The interest and money now pouring into Wrexham can only be a good thing and with a TV show about the new owners now in the offing it can only get better. By the way, Wrexham lost the game where the new owners attended, but even the result played second fiddle to “Deadpool and his mate” turning up.

Amazon

Staying on the Good PR front, Amazon’s hosting division (Amazon Web Services) had a major coup this week thanks to Mi5, Mi6 and The Department of Defence announcing it was in talks with the Bezos Baby as the new home of its data. Despite cries of foul play by the likes of the Daily Mail, the general media take is that, if we are honest, Amazon is one of very few companies who can offer the level of security, reliability and scale that our government departments need.

Another nice week for Amazon on the PR front.

Bad PR

Rishi Sunak

Hunting round for Bad PR and it is tempting to mention The Hut Group for its latest attempt to solve the analyst call cock-up that happened, and I wrote about, a few weeks ago, but Dishy Rishi takes the main spot this week.

As is this government’s seeming wont with regards to policy-creation, it drip fed the Budget ahead of schedule, via leaks, to try and understand the public reaction and make necessary tweaks before the actual announcement time and date.

The speaker of the house, Lindsay Hoyle, has not had it though and delivered a Code-Red bollocking to the Tories.

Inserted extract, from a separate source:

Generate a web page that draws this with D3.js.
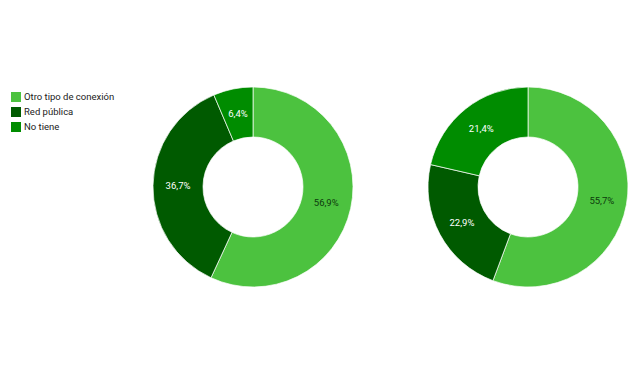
<!DOCTYPE html>
<meta charset="utf-8">
<script src="https://d3js.org/d3.v7.min.js"></script>
<style>
body { margin: 0; background: #fff; font-family: Roboto, sans-serif; }
</style>
<div id="chart"></div>
<script>

// categories and values (percent)
var categories = ["Otro tipo de conexión", "Red pública", "No tiene"];
var leftValues = [56.9, 36.7, 6.4];
var rightValues = [55.7, 22.9, 21.4];
var colors = ["#4cc23f", "#005a00", "#008c00"];
var labelColors = ["#0d3b0d", "#ffffff", "#ffffff"];

var width = 640, height = 376;

var svg = d3.select("#chart")
  .append("svg")
    .attr("width", width)
    .attr("height", height);

var color = d3.scaleOrdinal().domain(categories).range(colors);
var labelColor = d3.scaleOrdinal().domain(categories).range(labelColors);

var pie = d3.pie().sort(null).value(function(d) { return d.v; });
var arc = d3.arc().innerRadius(50).outerRadius(100);
var labelArc = d3.arc().innerRadius(75).outerRadius(75);

var fmt = function(v) { return v.toFixed(1).replace(".", ",") + "%"; };

function drawDonut(values, cx, cy) {
  var data = categories.map(function(c, i) { return {c: c, v: values[i]}; });
  var g = svg.append("g").attr("transform", "translate(" + cx + "," + cy + ")");
  var arcs = pie(data);

  g.selectAll("path")
    .data(arcs)
    .enter()
    .append("path")
      .attr("d", arc)
      .attr("fill", function(d) { return color(d.data.c); })
      .attr("stroke", "#fff")
      .attr("stroke-width", 0.7);

  g.selectAll("text")
    .data(arcs)
    .enter()
    .append("text")
      .attr("transform", function(d) { return "translate(" + labelArc.centroid(d) + ")"; })
      .attr("text-anchor", "middle")
      .attr("dy", "0.35em")
      .style("font-size", "9.5px")
      .attr("fill", function(d) { return labelColor(d.data.c); })
      .text(function(d) { return fmt(d.data.v); });
}

drawDonut(leftValues, 253, 187);
drawDonut(rightValues, 528, 187);

// legend
var legend = svg.append("g").attr("transform", "translate(11,92)");
var rows = legend.selectAll("g")
  .data(categories)
  .enter()
  .append("g")
    .attr("transform", function(d, i) { return "translate(0," + (i * 15) + ")"; });

rows.append("rect")
  .attr("width", 10)
  .attr("height", 10)
  .attr("fill", function(d) { return color(d); });

rows.append("text")
  .attr("x", 13)
  .attr("y", 5)
  .attr("dy", "0.35em")
  .style("font-size", "9.5px")
  .attr("fill", "#222")
  .text(function(d) { return d; });

</script>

Hoyle highlighted how previous chancellors would have been forced to resign for revealing details of the Budget ahead of schedule. Indeed, it turns out that a former chancellor was forced to resign in 1947 for revealing tax change information to a reporter.

If such resignations were to happen for leaking in today’s day and age, we would have little if any politicians left. Perish the thought!